Luther, during the time of his crisis, was not only a monk of dangerously wide views, but he was also inclined to take liberties in practice.

There is a great dearth of information with regard to the way in which Luther practised at that time the virtues of the religious life, and from his own statements we do not learn much. He complains, in 1516, to his friend Leiffer, the Erfurt Augustinian: “I am sure and know from my own experience, from yours too, and, in fact, from the general experience of all whom I have seen troubled, that it is merely the false wisdom of our own ideas which is the origin and root of our disquietude. For our eye is evil, and, to speak only of myself, into what painful misery has it brought me and still continues to bring me.”[718]

Luther, whose capacity for work was enormous, flung himself into the employments which pressed upon him. He reserved little time for self-examination and for cultivating his spiritual life. In addition to his lectures, his studies, the direction of the younger monks, his sermons, whether at the monastery or in the parish church, and the heavy correspondence which devolved on him as Vicar, he also undertook various other voluntary labours. Frequently he had several sermons to preach on the same day, and with his correspondence he was scarcely able to cope. This was merely a prelude to what was to come. During the first years after his public apostasy he himself kept four printing presses at work, and besides this had a vast amount of other business to attend to. His powers of work were indeed amazing.

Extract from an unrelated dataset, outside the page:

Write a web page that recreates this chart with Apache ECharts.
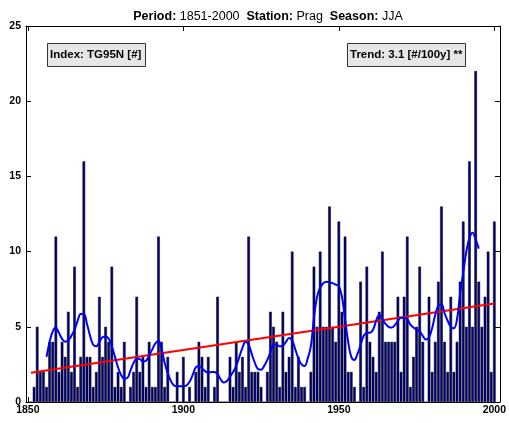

In 1516 in a letter he tells his friend Lang of his engagements. “I really ought to have two secretaries or chancellors. I do hardly anything all day but write letters.... I am at the same time preacher to the monastery, have to preach in the refectory and am even expected to preach daily in the parish church. I am Regent of the Studium [i.e. of the younger monks] and Vicar, that is to say Prior eleven times over [i.e. of the eleven houses under his supervision]; I have to provide for the delivery of fish from the Leitzkau pond and to manage the litigation of the Herzberg fellows [the monks] at Torgau; I am lecturing on Paul, compiling an exposition of the Psalter and, as I said before, writing letters most of the time.”

“It is seldom,” he adds, “that I have time for the recitation of the Divine Office or to celebrate [Mass], and then, too, I have my peculiar temptations from the flesh, the world and the devil.”[719]

Thus at the time he was constantly omitting Office in Choir, the Breviary and the celebration of Mass, or performing these sacred duties in the greatest haste in order to get back to his business. We must dwell a little on this confession, as it represents the only definite information we have with regard to his spiritual life. If, as he says, he had strong temptations to bewail, it should have been his first care to strengthen his soul by spiritual exercises and to implore God’s assistance in the Holy Mass and by diligence in Choir. Daily celebration of Mass had been earnestly recommended by teachers of the spiritual life to all priests, more particularly to those belonging to religious Orders. The punctual recitation of the canonical Hours, i.e. of the Breviary, was enjoined as a most serious duty not merely by the laws of the Church, but also by the constitutions of the Augustine Congregation. The latter declared that no excuse could be alleged for the omission, and that whoever neglected the canonical Hours was to be considered as a schismatic. It is incomprehensible how Luther could dispense himself from both these obligations by alleging his want of time, as, according to his Rule, spiritual exercises especially in the case of a Superior, took precedence of all other duties, and it was for him to give an example to others in the punctual performance of the same.